I am defending the US against the whole point of the article. Fearmongering. If you notice, I have not said anything negative about our country, only the ones that want to divide and persecute. I have pointed out that The Westboro chuch is doing harmful things to our country, along with the list of others who mean harm to anyone who doesn't think like them. Brandi points out TWO CASES out of the millions of court cases in this country, and that's a concern? Freedom is a fragile thing and if you take it away for some, then it is weakened for all.

As for civility, you have your right winged blinders on and as usual, miss the point. Silly? What a PC way to say idiot. Only play the part of the film clip that makes the other guy look bad, not the true story.

(Report Comment)
Tony Black April 8, 2011 | 8:17 a.m.

I don't want Sharia law. Again, I don't think the sky is falling. There are millions of Americans out of work and hungry and our politicians are worried about this? State and federal budgets are broken and this is what we are spending money on? Our education system is being cut to the bone, classes dropped, books not pruchased, our very future, our children are being ignored, and this is what politicians are spending money on? Reread the stats on murders in the US, and this is their concern?

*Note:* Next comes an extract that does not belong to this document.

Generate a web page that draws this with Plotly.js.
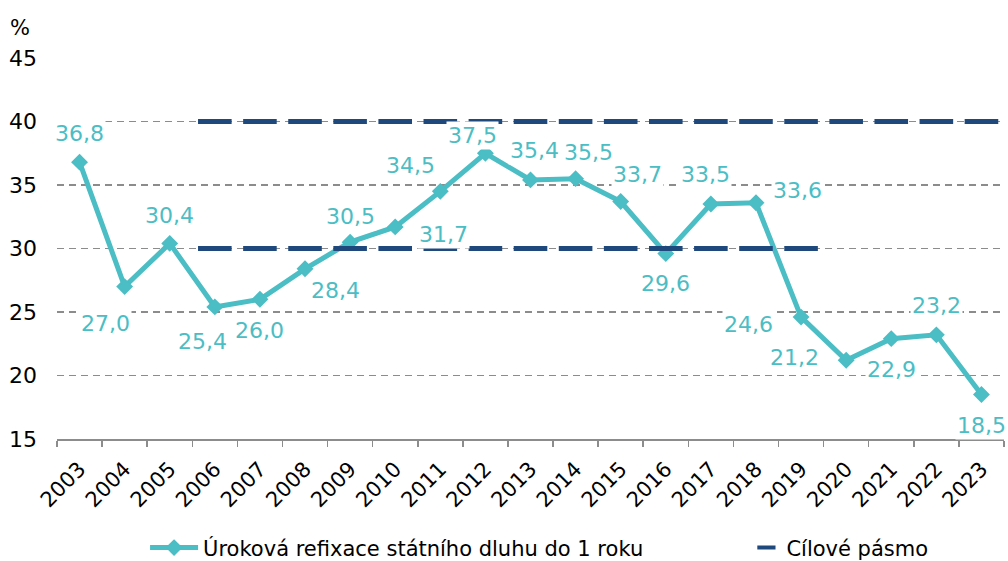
<!DOCTYPE html>
<html>
<head>
<meta charset="utf-8">
<script src="https://cdn.plot.ly/plotly-3.0.1.min.js"></script>
<style>
  html, body { margin: 0; padding: 0; background: #ffffff; }
  #chart { width: 1008px; height: 561px; }
</style>
</head>
<body>
<div id="chart"></div>
<script>
// ---- data ----
const years = ['2003','2004','2005','2006','2007','2008','2009','2010','2011','2012','2013',
               '2014','2015','2016','2017','2018','2019','2020','2021','2022','2023'];
const refixace = [36.8, 27.0, 30.4, 25.4, 26.0, 28.4, 30.5, 31.7, 34.5, 37.5, 35.4,
                  35.5, 33.7, 29.6, 33.5, 33.6, 24.6, 21.2, 22.9, 23.2, 18.5];
const bandUpperYears = ['2006','2007','2008','2009','2010','2011','2012','2013','2014','2015',
                        '2016','2017','2018','2019','2020','2021','2022','2023'];
const bandUpperValues = [40,40,40,40,40,40,40,40,40,40,40,40,40,40,40,40,40,40];
const bandLowerYears = ['2006','2007','2008','2009','2010','2011','2012','2013','2014','2015',
                        '2016','2017','2018','2019'];
const bandLowerValues = [30,30,30,30,30,30,30,30,30,30,30,30,30,30];
const seriesNames = ['Úroková refixace státního dluhu do 1 roku', 'Cílové pásmo'];
const yTicks = [15, 20, 25, 30, 35, 40, 45];

// label offsets (style, pixels): dx right, dy down
const labelDx = [0, -19, 0, -12, 0, 30, 0, 48, -30, -13, 4, 13, 17, 0, -5, 42, -53, -52, 0, 0, 0];
const labelDy = [-29, 37, -28, 35, 31, 22, -26, 8, -26, -18, -29, -26, -27, 30, -30, -12, 7, -3, 31, -29, 31];

const TEAL = '#4bbdc4';
const NAVY = '#1f497d';
const GRID = '#8c8c8c';
const FONT = 'DejaVu Sans, Verdana, sans-serif';

const fmt = v => v.toFixed(1).replace('.', ',');

const bandMarker = { symbol: 'line-ew', size: 24, color: NAVY, line: { color: NAVY, width: 5 } };

const traces = [
  {
    x: years, y: refixace, type: 'scatter', mode: 'lines+markers',
    name: seriesNames[0], legend: 'legend',
    line: { color: TEAL, width: 5 },
    marker: { symbol: 'diamond', size: 13, color: TEAL },
    hoverinfo: 'skip'
  },
  {
    x: bandUpperYears, y: bandUpperValues, type: 'scatter', mode: 'markers',
    name: seriesNames[1], showlegend: false,
    marker: bandMarker, hoverinfo: 'skip'
  },
  {
    x: bandLowerYears, y: bandLowerValues, type: 'scatter', mode: 'markers',
    name: seriesNames[1], showlegend: false,
    marker: bandMarker, hoverinfo: 'skip'
  },
  {
    // legend entry only (shorter dash symbol, as in the reference legend)
    x: [null], y: [null], type: 'scatter', mode: 'markers',
    name: seriesNames[1], legend: 'legend2', showlegend: true,
    marker: { symbol: 'line-ew', size: 13, color: NAVY, line: { color: NAVY, width: 4 } },
    hoverinfo: 'skip'
  }
];

// data labels: x given as category index so numeric-looking names are not misread
const annotations = years.map((yr, i) => ({
  x: i, y: refixace[i], xref: 'x', yref: 'y',
  xanchor: 'center', yanchor: 'middle',
  text: fmt(refixace[i]), showarrow: false,
  xshift: labelDx[i], yshift: -labelDy[i],
  font: { family: FONT, size: 22, color: TEAL },
  bgcolor: '#ffffff', borderpad: 1
}));
annotations.push({
  x: -0.039, y: 1.079, xref: 'paper', yref: 'paper',
  xanchor: 'center', yanchor: 'middle',
  text: '%', showarrow: false,
  font: { family: FONT, size: 21, color: '#000000' }
});

const legendCommon = {
  orientation: 'h', yanchor: 'middle', y: -0.286, xanchor: 'left',
  font: { family: FONT, size: 21, color: '#000000' },
  bgcolor: 'rgba(0,0,0,0)', borderwidth: 0
};

const layout = {
  width: 1008, height: 561,
  margin: { l: 57, r: 4, t: 58, b: 122, autoexpand: false },
  paper_bgcolor: '#ffffff', plot_bgcolor: '#ffffff',
  font: { family: FONT, size: 20, color: '#000000' },
  showlegend: true,
  legend: Object.assign({}, legendCommon, { x: 0.093, itemwidth: 48 }),
  legend2: Object.assign({}, legendCommon, { x: 0.728, itemwidth: 30 }),
  xaxis: {
    type: 'category', range: [-0.5, 20.5], automargin: false,
    showgrid: false, zeroline: false,
    showline: true, linecolor: GRID, linewidth: 1.5,
    ticks: 'outside', ticklen: 6, tickcolor: GRID, tickwidth: 1.5,
    tickson: 'boundaries', tickangle: -45, ticklabelstandoff: 8,
    tickfont: { family: FONT, size: 21, color: '#000000' },
    fixedrange: true
  },
  yaxis: {
    range: [15, 45], tickvals: yTicks, ticktext: yTicks.map(String), automargin: false,
    showgrid: true, gridcolor: GRID, gridwidth: 1.5, griddash: '7px,5px',
    zeroline: false, showline: false, ticks: '',
    ticklabelstandoff: 19,
    tickfont: { family: FONT, size: 22, color: '#000000' },
    fixedrange: true
  },
  annotations: annotations
};

Plotly.newPlot('chart', traces, layout, { displayModeBar: false, staticPlot: true });
</script>
</body>
</html>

The worst issue here is people who don't see anything wrong with that.

(Report Comment)
frank christian April 8, 2011 | 8:38 a.m.

Mark - You seem to get further from reason with each post. Palestinians are spending parts of their lives producing home made missiles to fire at Israel, in the hope they might kill or maim some Jews, any Jews. Palestinian gov'ts have been offered very liberal terms to make peace with Jews, but Jews must be "wiped off the face of the earth" for any of the Arab gov'ts to be happy, tho the UN in their wisdom selected the site for the Jewish community. Those people (Jews) are hanging on for dear life, but your (and the liberal left, mostly) concern is that they be more "reasonable" in their retaliation after a bomb etc. kills their children.

The whole situation is far beyond all reason. Your description of the "right and wrong" here is unreasonable as well, in my opinion.

"randomly searching or detaining any black person encountered by police." Were you aware that police cannot randomly search or detain Anyone in this country? I believe it is called "probable cause" and many apprehended criminals have been released because of the lack of it.

(Report Comment)
John Schultz April 8, 2011 | 9:16 a.m.

Frank, go back and read Mark's post again because you totally missed the point. And your post should begin with some Palestinians, not all. That might help you get the point he's trying to get across.

(Report Comment)
frank christian April 8, 2011 | 9:36 a.m.

Tony B. - From your 2nd installment: "Americans out of work and hungry,State and Federal budgets broken,education cut to the bone (a laughable assertion), books not purchased, children being ignored? The murder stats." Reads like one who thinks the sky is falling to me.

Our elected officials, thankfully, can walk and chew gum simultaneously. Using legal means to omit a detrimental addition to the laws of our land is not taking freedom from anyone. Most of us know this. Progressives take the other side because of their agenda.

(Report Comment)
Tony Black April 8, 2011 | 10:02 a.m.

You can't talk sense to someone who doesn't recognize actual problems from trumped up ones. We might as well ban Martian law now, so when they come they can't rule us. Got my tin foil hat ready. Now let's go scare some elderly folks.

(Report Comment)
frank christian April 8, 2011 | 10:25 a.m.

John - I see Marks point clearly. He has, as one, seated high above the fray , would. Thought out how those fighting for their lives and livelihood should react to each attack "to be fair". He omits the fact that All the Palestinians and Arabs hate Jews and would continue to do so, if they never raised another finger to any attack. Is there any doubt that such occurrence would create more attacks or an all out war?

I'm sorry, you can't get Mark's point. In a nut shell, we must all learn to be more tolerant and diverse. Ignore our human nature, in this case, the human need to protect what he/she has. Of course Mark requires this of the Jews, not so much of the Arabs.